Governo do Acre está atento a esse processo, diz Israel Milani
O Governo do Estado do Acre se fez presente com a Secretaria de Estado de Meio Ambiente. O governador Gladson Cameli foi representado pelo secretário de Meio Ambiente, Israel Milani.
“Estamos acompanhando de perto todo esse processo e vamos estar também nas aldeias, ouvindo com cautela, toda a nossa comunidade indígena desta região, para auxiliarmos nesse processo”, afirma Milani.
Salles: o tempo é de “integração com respeito às comunidades”
“O isolacionismo não é desejável para o nosso governo. Ele não é o caminho para isso. Pelo contrário, é de harmonia. Vocês e nós somos todos brasileiros. E o tempo é de integração”. A frase que abriu o discurso do ministro do Meio Ambiente, Ricardo Salles, reforça o que ele classificou de um compromisso do presidente Jair Bolsonaro de ajudar a todos os brasileiros a crescerem economicamente, respeitando os costumes culturais e sociais de cada região.

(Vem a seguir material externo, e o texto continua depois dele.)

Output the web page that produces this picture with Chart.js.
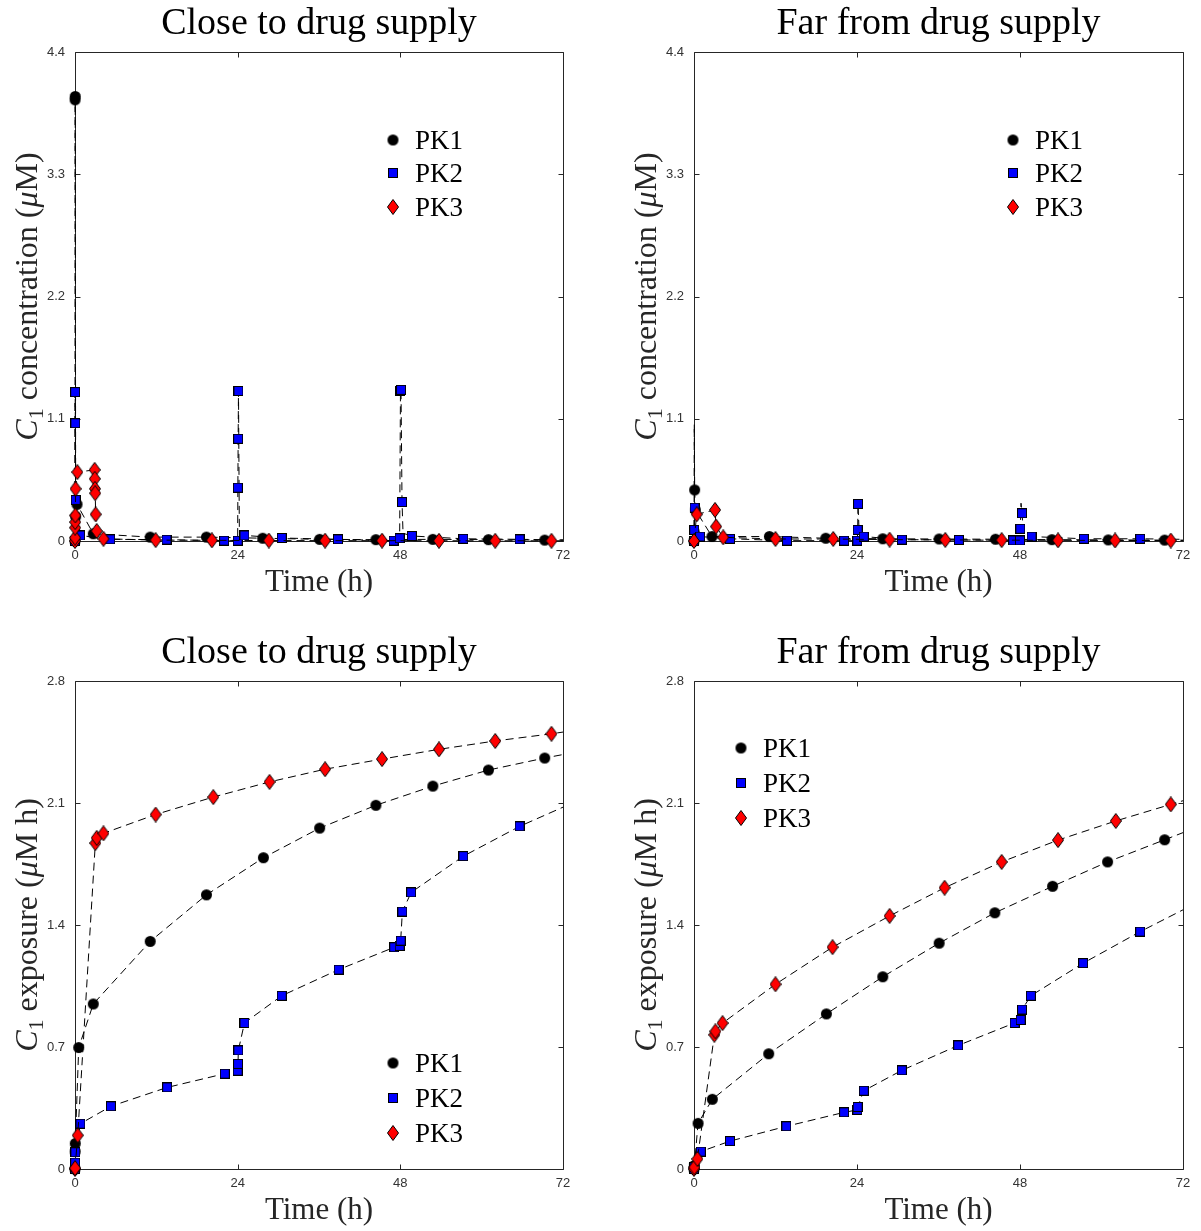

“A história tem demonstrado que o Brasil é o país da união. E isso decorre do respeito às diferenças sociais, de cor e de raça. Esse é o momento do Brasil se ajudar. Não é fácil, nem muito corriqueiro, vermos um ministro numa aldeia, reconhecendo os valores, a cultura e a história dessas pessoas. Mas quando o presidente foi eleito, um dos grandes compromissos foi ajudar a todos”, pontuou Salles.